● Dataset entries
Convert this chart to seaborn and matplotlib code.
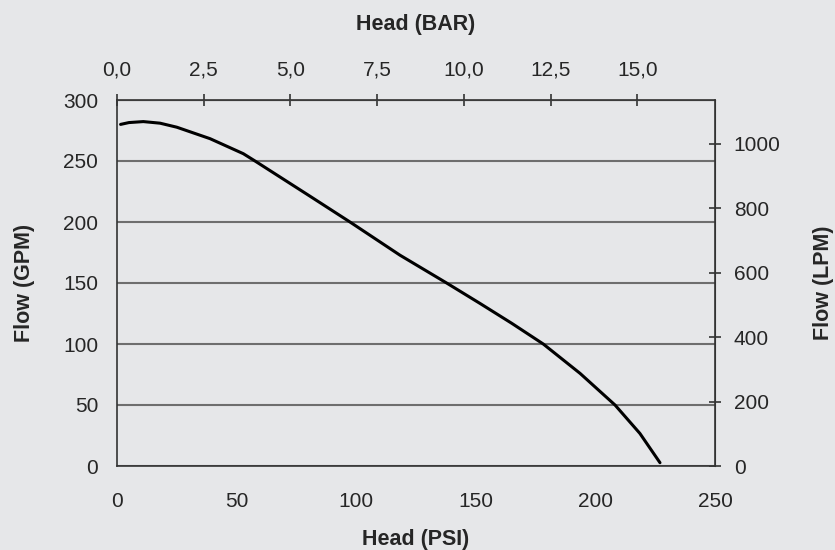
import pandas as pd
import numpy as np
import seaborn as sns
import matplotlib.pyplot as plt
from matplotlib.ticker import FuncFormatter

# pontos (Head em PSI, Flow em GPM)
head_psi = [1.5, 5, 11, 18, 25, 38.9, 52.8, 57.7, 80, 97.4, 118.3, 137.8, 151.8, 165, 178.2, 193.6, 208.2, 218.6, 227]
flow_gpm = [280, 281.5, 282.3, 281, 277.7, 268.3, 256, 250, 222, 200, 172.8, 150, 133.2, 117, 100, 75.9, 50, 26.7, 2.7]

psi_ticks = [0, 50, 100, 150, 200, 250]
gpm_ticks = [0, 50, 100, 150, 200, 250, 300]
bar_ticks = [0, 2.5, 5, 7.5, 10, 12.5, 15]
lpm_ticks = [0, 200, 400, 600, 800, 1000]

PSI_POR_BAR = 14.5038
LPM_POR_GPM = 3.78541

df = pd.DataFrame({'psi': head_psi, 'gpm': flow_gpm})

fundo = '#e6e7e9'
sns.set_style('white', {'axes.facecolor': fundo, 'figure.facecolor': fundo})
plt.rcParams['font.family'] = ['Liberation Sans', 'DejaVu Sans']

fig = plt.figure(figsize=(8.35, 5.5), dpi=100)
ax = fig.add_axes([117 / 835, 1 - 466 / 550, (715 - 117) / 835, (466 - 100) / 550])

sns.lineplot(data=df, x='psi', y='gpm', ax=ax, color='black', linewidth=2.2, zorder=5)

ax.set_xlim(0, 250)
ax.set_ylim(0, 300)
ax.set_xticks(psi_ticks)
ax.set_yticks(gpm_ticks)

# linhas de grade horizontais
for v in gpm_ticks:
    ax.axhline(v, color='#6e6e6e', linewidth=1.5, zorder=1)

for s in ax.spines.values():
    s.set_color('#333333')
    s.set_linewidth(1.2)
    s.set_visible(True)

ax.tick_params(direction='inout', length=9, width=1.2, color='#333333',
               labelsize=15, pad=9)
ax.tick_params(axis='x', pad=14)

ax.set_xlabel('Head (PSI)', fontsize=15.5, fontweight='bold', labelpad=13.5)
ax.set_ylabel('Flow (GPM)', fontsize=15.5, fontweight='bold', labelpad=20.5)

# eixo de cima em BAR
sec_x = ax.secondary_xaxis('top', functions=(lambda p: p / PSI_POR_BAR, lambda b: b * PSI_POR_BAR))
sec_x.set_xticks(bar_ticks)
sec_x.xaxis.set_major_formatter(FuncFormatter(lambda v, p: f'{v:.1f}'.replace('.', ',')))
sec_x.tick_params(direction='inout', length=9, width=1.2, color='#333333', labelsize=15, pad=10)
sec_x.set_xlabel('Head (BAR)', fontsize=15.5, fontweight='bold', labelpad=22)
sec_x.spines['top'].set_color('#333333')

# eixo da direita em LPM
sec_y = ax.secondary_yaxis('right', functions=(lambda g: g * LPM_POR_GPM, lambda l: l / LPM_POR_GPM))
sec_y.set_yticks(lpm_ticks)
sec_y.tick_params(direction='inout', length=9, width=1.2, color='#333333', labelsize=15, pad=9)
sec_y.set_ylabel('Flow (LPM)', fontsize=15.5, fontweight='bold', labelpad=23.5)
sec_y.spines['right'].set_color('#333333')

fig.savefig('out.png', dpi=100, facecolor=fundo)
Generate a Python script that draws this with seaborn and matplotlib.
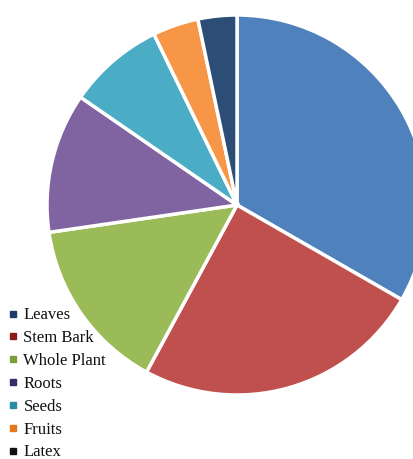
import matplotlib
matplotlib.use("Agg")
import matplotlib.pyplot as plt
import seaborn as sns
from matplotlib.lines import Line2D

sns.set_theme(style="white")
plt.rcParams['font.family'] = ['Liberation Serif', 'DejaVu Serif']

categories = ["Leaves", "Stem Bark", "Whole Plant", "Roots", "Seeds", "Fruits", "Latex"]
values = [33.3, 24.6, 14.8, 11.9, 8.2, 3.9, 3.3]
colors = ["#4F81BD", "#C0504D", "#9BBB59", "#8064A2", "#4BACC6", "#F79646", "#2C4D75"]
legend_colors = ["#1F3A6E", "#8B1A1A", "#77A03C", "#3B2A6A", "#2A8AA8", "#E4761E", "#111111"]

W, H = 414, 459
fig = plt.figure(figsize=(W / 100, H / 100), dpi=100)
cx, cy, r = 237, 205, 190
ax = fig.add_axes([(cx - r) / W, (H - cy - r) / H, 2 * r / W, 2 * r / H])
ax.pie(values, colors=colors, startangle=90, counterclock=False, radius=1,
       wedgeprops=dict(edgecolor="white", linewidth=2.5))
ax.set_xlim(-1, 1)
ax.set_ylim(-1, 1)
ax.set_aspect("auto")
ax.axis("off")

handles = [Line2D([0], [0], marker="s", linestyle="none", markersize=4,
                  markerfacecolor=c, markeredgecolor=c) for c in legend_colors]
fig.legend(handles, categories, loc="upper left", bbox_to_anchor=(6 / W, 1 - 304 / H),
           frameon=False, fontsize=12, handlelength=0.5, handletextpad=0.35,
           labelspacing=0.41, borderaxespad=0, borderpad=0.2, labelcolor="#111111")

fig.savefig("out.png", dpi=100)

● Direction
Give back the whole listing as it stands, minus its pictures.

● Full answer
Convert this chart to seaborn and matplotlib code.
import pandas as pd
import numpy as np
import seaborn as sns
import matplotlib.pyplot as plt
from matplotlib.ticker import FuncFormatter

# pontos (Head em PSI, Flow em GPM)
head_psi = [1.5, 5, 11, 18, 25, 38.9, 52.8, 57.7, 80, 97.4, 118.3, 137.8, 151.8, 165, 178.2, 193.6, 208.2, 218.6, 227]
flow_gpm = [280, 281.5, 282.3, 281, 277.7, 268.3, 256, 250, 222, 200, 172.8, 150, 133.2, 117, 100, 75.9, 50, 26.7, 2.7]

psi_ticks = [0, 50, 100, 150, 200, 250]
gpm_ticks = [0, 50, 100, 150, 200, 250, 300]
bar_ticks = [0, 2.5, 5, 7.5, 10, 12.5, 15]
lpm_ticks = [0, 200, 400, 600, 800, 1000]

PSI_POR_BAR = 14.5038
LPM_POR_GPM = 3.78541

df = pd.DataFrame({'psi': head_psi, 'gpm': flow_gpm})

fundo = '#e6e7e9'
sns.set_style('white', {'axes.facecolor': fundo, 'figure.facecolor': fundo})
plt.rcParams['font.family'] = ['Liberation Sans', 'DejaVu Sans']

fig = plt.figure(figsize=(8.35, 5.5), dpi=100)
ax = fig.add_axes([117 / 835, 1 - 466 / 550, (715 - 117) / 835, (466 - 100) / 550])

sns.lineplot(data=df, x='psi', y='gpm', ax=ax, color='black', linewidth=2.2, zorder=5)

ax.set_xlim(0, 250)
ax.set_ylim(0, 300)
ax.set_xticks(psi_ticks)
ax.set_yticks(gpm_ticks)

# linhas de grade horizontais
for v in gpm_ticks:
    ax.axhline(v, color='#6e6e6e', linewidth=1.5, zorder=1)

for s in ax.spines.values():
    s.set_color('#333333')
    s.set_linewidth(1.2)
    s.set_visible(True)

ax.tick_params(direction='inout', length=9, width=1.2, color='#333333',
               labelsize=15, pad=9)
ax.tick_params(axis='x', pad=14)

ax.set_xlabel('Head (PSI)', fontsize=15.5, fontweight='bold', labelpad=13.5)
ax.set_ylabel('Flow (GPM)', fontsize=15.5, fontweight='bold', labelpad=20.5)

# eixo de cima em BAR
sec_x = ax.secondary_xaxis('top', functions=(lambda p: p / PSI_POR_BAR, lambda b: b * PSI_POR_BAR))
sec_x.set_xticks(bar_ticks)
sec_x.xaxis.set_major_formatter(FuncFormatter(lambda v, p: f'{v:.1f}'.replace('.', ',')))
sec_x.tick_params(direction='inout', length=9, width=1.2, color='#333333', labelsize=15, pad=10)
sec_x.set_xlabel('Head (BAR)', fontsize=15.5, fontweight='bold', labelpad=22)
sec_x.spines['top'].set_color('#333333')

# eixo da direita em LPM
sec_y = ax.secondary_yaxis('right', functions=(lambda g: g * LPM_POR_GPM, lambda l: l / LPM_POR_GPM))
sec_y.set_yticks(lpm_ticks)
sec_y.tick_params(direction='inout', length=9, width=1.2, color='#333333', labelsize=15, pad=9)
sec_y.set_ylabel('Flow (LPM)', fontsize=15.5, fontweight='bold', labelpad=23.5)
sec_y.spines['right'].set_color('#333333')

fig.savefig('out.png', dpi=100, facecolor=fundo)
Generate a Python script that draws this with seaborn and matplotlib.
import matplotlib
matplotlib.use("Agg")
import matplotlib.pyplot as plt
import seaborn as sns
from matplotlib.lines import Line2D

sns.set_theme(style="white")
plt.rcParams['font.family'] = ['Liberation Serif', 'DejaVu Serif']

categories = ["Leaves", "Stem Bark", "Whole Plant", "Roots", "Seeds", "Fruits", "Latex"]
values = [33.3, 24.6, 14.8, 11.9, 8.2, 3.9, 3.3]
colors = ["#4F81BD", "#C0504D", "#9BBB59", "#8064A2", "#4BACC6", "#F79646", "#2C4D75"]
legend_colors = ["#1F3A6E", "#8B1A1A", "#77A03C", "#3B2A6A", "#2A8AA8", "#E4761E", "#111111"]

W, H = 414, 459
fig = plt.figure(figsize=(W / 100, H / 100), dpi=100)
cx, cy, r = 237, 205, 190
ax = fig.add_axes([(cx - r) / W, (H - cy - r) / H, 2 * r / W, 2 * r / H])
ax.pie(values, colors=colors, startangle=90, counterclock=False, radius=1,
       wedgeprops=dict(edgecolor="white", linewidth=2.5))
ax.set_xlim(-1, 1)
ax.set_ylim(-1, 1)
ax.set_aspect("auto")
ax.axis("off")

handles = [Line2D([0], [0], marker="s", linestyle="none", markersize=4,
                  markerfacecolor=c, markeredgecolor=c) for c in legend_colors]
fig.legend(handles, categories, loc="upper left", bbox_to_anchor=(6 / W, 1 - 304 / H),
           frameon=False, fontsize=12, handlelength=0.5, handletextpad=0.35,
           labelspacing=0.41, borderaxespad=0, borderpad=0.2, labelcolor="#111111")

fig.savefig("out.png", dpi=100)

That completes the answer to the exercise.